Very obviously, the 5 ways to get over heart break, mentioned above are not the “panacea” of all heart break, but they will go a long way in helping your broken heal.

Discover The 5 Stages Of A Break Up

The process that comes after a break up can be broken into five primary steps. Each of the 5 stages of a break up are vital to the recovery process. How long each phase will last vary significantly, depending on the depth of the pain that you are dealing with. Understanding that there is a specific set of stages that we follow will help make it easier for you to cope with the healing process. It can take as many as a couple of years for you to fully recover from a serious hurt, but by breaking the break up process into five stages, you can learn how to cope with the loss a little more easily.

1 – First stage is Acknowledgement. In this stage, all that you can really do is acknowledge that the break up is real, without really wrapping your head around what is happening. You may feel all over the place, and the breakup may be taking over every aspect of your life by making you feel completely helpless, vulnerable and overwhelmed.

It is important when you are in this stage, that you think things through, as thoroughly as you can. You should try to stay aware of your feelings, even when you are not able to address them right away. Work through your pain, by focusing on positive things, like writing, competitive sports, drawing, making music, healthy exercise, doing crafts or spending time with people you care about.

2 – Second stage, arguably the most important of the 5 stages of a break up, is to Let It Out. There is nothing healthy about keeping your feelings pinned up for a long term basis. Free yourself from your pain, much more quickly, by opening yourself up and letting things out rather than just pretending to cope and keeping things bottled up inside. You do not have to feel like you are losing control; simply because you are letting your feelings out. Shedding some tears and pouring your frustration out into creative endeavors like writing and painting can be really good for you, so express yourself in a safe and comfortable place during this stage.

3 – Third stage is all about Nurturing. This is the stage where you allow other people to help you with the healing process by offering their own brand of comfort. Take the time to spend time with the people that you most care about. Allow them to offer their perspective, and give them a chance to take care of you. However, a word of caution should be noted at this point.

Many times your loved ones, not intentionally, can hamper your recovery or set your progress back, if they are not careful.You should be aware, that your loved ones are hurting because your hurting. Their TLC (tender loving care), at this stage of your recovery from the break up, should be positive and encouraging, not vengeful and anger at your former lover. If this occurrs you should ask them to refrain from this type of attitude. If they should choose to be negative about the situation, you will continue to heal from your pain much faster; by avoiding the negative contacts and comments.

4 – Fourth stage of the 5 stages of a breakup is the Reward stage or the fun stage. You have been suffering and now is the perfect opportunity to compensate yourself for it. Don’t seek revenge against your ex, but satisfy yourself by making yourself feel and look better than ever before. The Reward stage is not about seeking revenge but is rather about rewarding yourself in positive and healthful ways. Let this break up be the beginning of a new and improved you rather than the demise of something worth holding on to unnecessarily.

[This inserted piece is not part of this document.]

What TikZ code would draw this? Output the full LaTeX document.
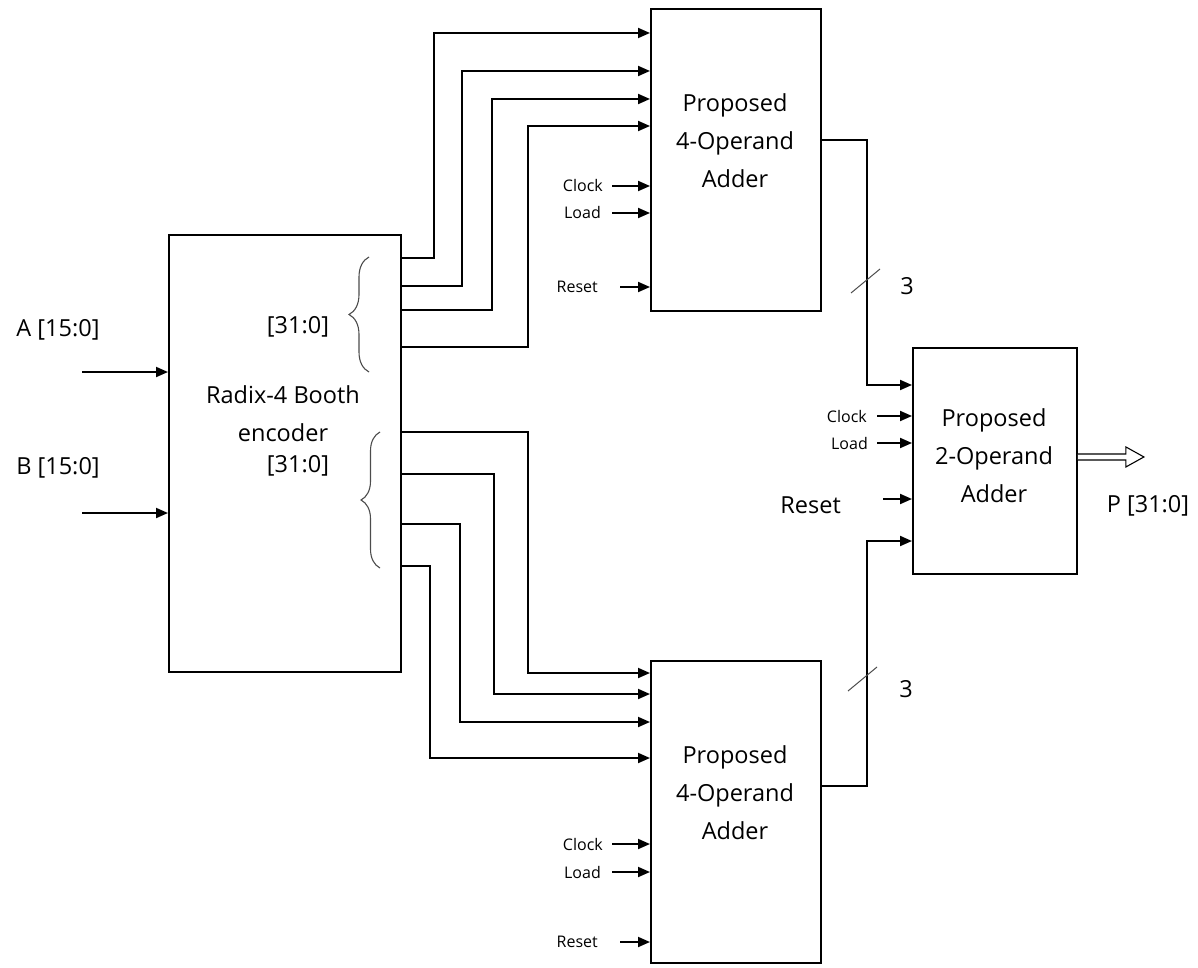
\documentclass[tikz,border=0pt]{standalone}
\usepackage{fontspec}
\setmainfont{Open Sans}
\usetikzlibrary{arrows.meta,calc,decorations.pathreplacing}
\begin{document}
\begin{tikzpicture}[x=1pt,y=-1pt,
  blk/.style={draw, line width=1.9pt, inner sep=0pt, anchor=north west},
  wire/.style={line width=1.9pt, -{Triangle[length=12pt,width=10pt]}},
  big/.style={font=\fontsize{23.5}{38}\selectfont, align=center, inner sep=0pt},
  sml/.style={font=\fontsize{16}{19}\selectfont, inner sep=0pt, anchor=east},
  brc/.style={decorate, line width=1.1pt, draw=black!70},
  slash/.style={line width=1pt, draw=black!70}]
\useasboundingbox (0,0) rectangle (1198,968);

% blocks
\node[blk, minimum width=232pt, minimum height=437pt] (booth) at (168,234) {};
\node[blk, minimum width=170pt, minimum height=302pt] (top) at (650,8) {};
\node[blk, minimum width=170pt, minimum height=302pt] (bot) at (650,660) {};
\node[blk, minimum width=164pt, minimum height=226pt] (twoop) at (912,347) {};

% block texts
\node[big] (boothtxt) at (283,414) {Radix-4 Booth\\encoder};
\node[big] (toptxt) at (735,141) {Proposed\\4-Operand\\Adder};
\node[big] (bottxt) at (735,793) {Proposed\\4-Operand\\Adder};
\node[big] (twotxt) at (994,456) {Proposed\\2-Operand\\Adder};

% inputs A, B
\node[big] (alab) at (58,330) {A [15:0]};
\node[big] (blab) at (58,468) {B [15:0]};
\coordinate (ain) at (82,372);
\coordinate (bin) at (82,513);
\draw[wire] (ain) -- (ain -| booth.west);
\draw[wire] (bin) -- (bin -| booth.west);

% buses
\node[big] (bus1) at (298,327) {[31:0]};
\node[big] (bus2) at (298,466) {[31:0]};
\draw[brc, decoration={brace, amplitude=20pt}] (369,372) -- (369,257);
\draw[brc, decoration={brace, amplitude=19pt}] (380,568) -- (380,432);

% booth -> top adder
\draw[wire] ([yshift=-24pt]booth.north east) -- ++(32,0) |- ([yshift=-25pt]top.north west);
\draw[wire] ([yshift=-52pt]booth.north east) -- ++(60,0) |- ([yshift=-63pt]top.north west);
\draw[wire] ([yshift=-76pt]booth.north east) -- ++(90,0) |- ([yshift=-91pt]top.north west);
\draw[wire] ([yshift=-113pt]booth.north east) -- ++(126,0) |- ([yshift=-118pt]top.north west);

% booth -> bottom adder
\draw[wire] ([yshift=-198pt]booth.north east) -- ++(126,0) |- ([yshift=-13pt]bot.north west);
\draw[wire] ([yshift=-240pt]booth.north east) -- ++(92,0) |- ([yshift=-34pt]bot.north west);
\draw[wire] ([yshift=-290pt]booth.north east) -- ++(58,0) |- ([yshift=-62pt]bot.north west);
\draw[wire] ([yshift=-332pt]booth.north east) -- ++(28,0) |- ([yshift=-98pt]bot.north west);

% control inputs, top adder
\node[sml] (clk1) at (603,186) {Clock};
\node[sml] (ld1) at (601,213) {Load};
\node[sml] (rst1) at (598,287) {Reset};
\draw[wire] ([xshift=9pt]clk1.east) -- (clk1.east -| top.west);
\draw[wire] ([xshift=11pt]ld1.east) -- (ld1.east -| top.west);
\draw[wire] ([xshift=22pt]rst1.east) -- (rst1.east -| top.west);

% control inputs, bottom adder
\node[sml] (clk2) at (603,844) {Clock};
\node[sml] (ld2) at (601,872) {Load};
\node[sml] (rst2) at (598,942) {Reset};
\draw[wire] ([xshift=9pt]clk2.east) -- (clk2.east -| bot.west);
\draw[wire] ([xshift=11pt]ld2.east) -- (ld2.east -| bot.west);
\draw[wire] ([xshift=22pt]rst2.east) -- (rst2.east -| bot.west);

% control inputs, 2-operand adder
\node[sml] (clk3) at (867,416) {Clock};
\node[sml] (ld3) at (868,443) {Load};
\node[big, anchor=east] (rst3) at (841,505) {Reset};
\draw[wire] ([xshift=10pt]clk3.east) -- (clk3.east -| twoop.west);
\draw[wire] ([xshift=9pt]ld3.east) -- (ld3.east -| twoop.west);
\coordinate (rst3s) at (883,499);
\draw[wire] (rst3s) -- (rst3s -| twoop.west);

% adder outputs -> 2-operand adder
\draw[wire] ([yshift=-132pt]top.north east) -- ++(45,0) |- ([yshift=-38pt]twoop.north west);
\draw[wire] ([yshift=-126pt]bot.north east) -- ++(45,0) |- ([yshift=-194pt]twoop.north west);
\draw[slash] (851,293) -- (880,269);
\draw[slash] (848,691) -- (877,667);
\node[big] (w1) at (907,286) {3};
\node[big] (w2) at (906,689) {3};

% output
\draw[line width=1.1pt, fill=white] ([yshift=7pt]twoop.east) -- ++(48,0) -- ++(0,-7) -- ++(18,10) -- ++(-18,10) -- ++(0,-7) -- ++(-48,0);
\node[big] (plab) at (1148,506) {P [31:0]};
\end{tikzpicture}
\end{document}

5 – Fifth and final stage is the Moving on stage. This is where you can finally begin to look at the bigger picture, accepting the situation for what it is and moving on. This is the point where you can see why the break up occurred, who was responsible for what and why, and what has been learned in the process. By this stage, of the 5 stages of a breakup, you are no longer worried about the other person or what they are doing or thinking. You can look at the entire episode as something that happened in the past and move beyond it.